Man Utd have confirmed season ticket price hikes this week and the decision to do away with some bigger discounts on senior prices has caused controversy.
Look at a balance sheet and strip away the emotion. One faceless football fan is getting a discount of 50% on their season ticket, while another is getting just 25% off. With money to be made, it’s an anomaly you want to put an end to.
So that is what Sir Jim Ratcliffe’s Ineos empire does. The cost-cutting extraordinaires decide that a 25% discount rate will now be introduced for every senior citizen season ticket at Old Trafford. The club ended the half-price discount for new senior rates a couple of years ago.
Maybe it will add another £500,000 to the budget. Or maybe those elderly fans will give up their cheap seats, and Manchester United can put them back on the market for top dollar. Perhaps it won’t be a season ticket seat any more, but that can be sold week to week to different supporters who might pop into the Megastore and splash the cash on a rare visit to Old Trafford.
This is the panacea that United – and many other clubs, it should be said – are chasing now. Tickets that are sold on a game-by-game basis to customers who might only attend one or two games a season, but will spend heavily while they are there.
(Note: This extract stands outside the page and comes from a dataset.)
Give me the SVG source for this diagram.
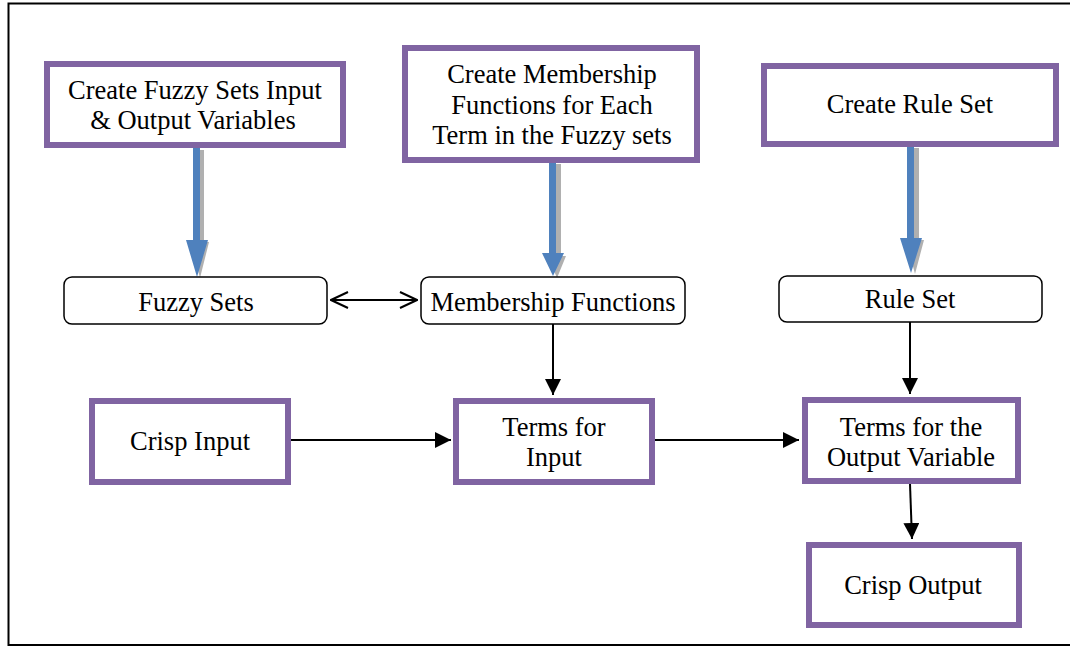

And yes, they are now seen as customers rather than fans. That is how Premier League clubs view the people who attend their games and it is certainly what this Manchester United regime thinks of the people who pack Old Trafford every week.
This is a decision made from the point of view of a business that deals with customers. If you can’t afford it, don’t buy it. Someone else will.
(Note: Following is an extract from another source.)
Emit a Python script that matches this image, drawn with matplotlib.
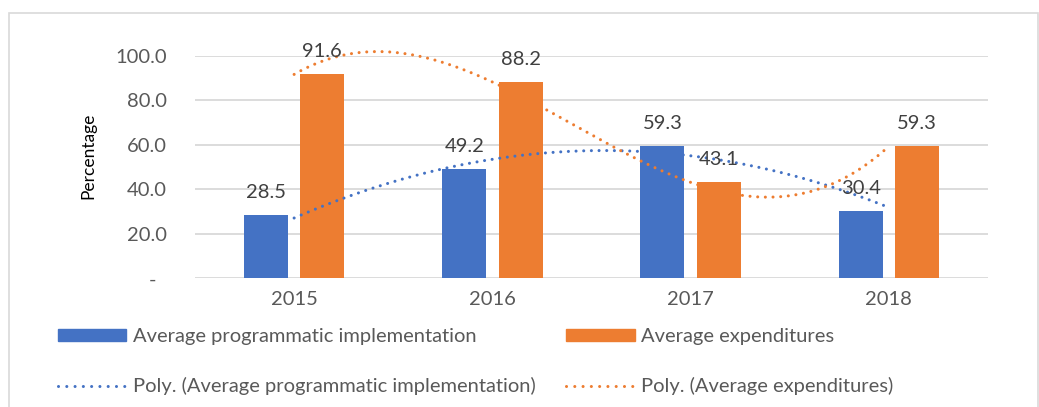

But football clubs cannot be treated as any other business, and those business-savvy owners who get involved with clubs soon find out that trying to do so is unpopular. Ratcliffe has had a taste of that already, and the anger that has risen to the surface since Monday’s announcement of ticket price changes suggests he will get more flak coming his way.
The 5% rise in prices across the board has been criticised, but the cuts to senior discounts have formed the base for most of the disgruntlement. There is no escaping from the fact that hundreds of lifelong United fans who have been going to Old Trafford for decades will now be forced to stop going to the game.
That is the human cost of a decision made purely on finance. United were gradually phasing out the 50% senior discount by no longer offering those rates to new ticket holders. But this decision has fast-tracked that and dramatically altered the cost of supporting their team for elderly fans.
During recent protests at Old Trafford, the mantra has been ‘your debt not ours’, but it’s becoming increasingly clear that supporters are expected to foot a part of the bill for paying off the Glazers’ debt. Ratcliffe has remained silent on that, as the deal compelled him to do, but it was a terrible look that on the weekend when he opted to break cover and praise the club’s despised majority owners, he then hit fans in the pocket just a couple of days later.
“To be fair to the Glazers, they’re really good on the commercial side. The people who advise me say the fans don’t want to hear it. So I’ve got to be cautious. I get a lot of criticism if I support the Glazers, but the fact is they’re really decent people,” Ratcliffe said in an interview with The Sunday Times.
“They’re East Coast, you know – that old East Coast America, they’re very polite, they’re very civilized, they’re the nicest people on the planet. There isn’t a bad bone in Joel Glazer’s body. Part of the problem is there isn’t a bad bone in his body.
“We have a very professional partnership with the Glazer family. They’re really honest and straightforward, not what you expect when you read about them in the press. And they’re both [Avram and Joel – the most involved in the club] passionate about Manchester United. I like them as people.”
It was an astonishing way to describe a family who have loaded this club with debt to the extent that Ratcliffe is now sacking staff and fleecing fans to balance the books. He couldn’t criticise the Glazers, but he didn’t have to praise them.
But he is right that they are impressive businesspeople, and maybe that is why Ratcliffe likes them so much. Because, just like them, he sees Manchester United as a business as well. Customers, not fans.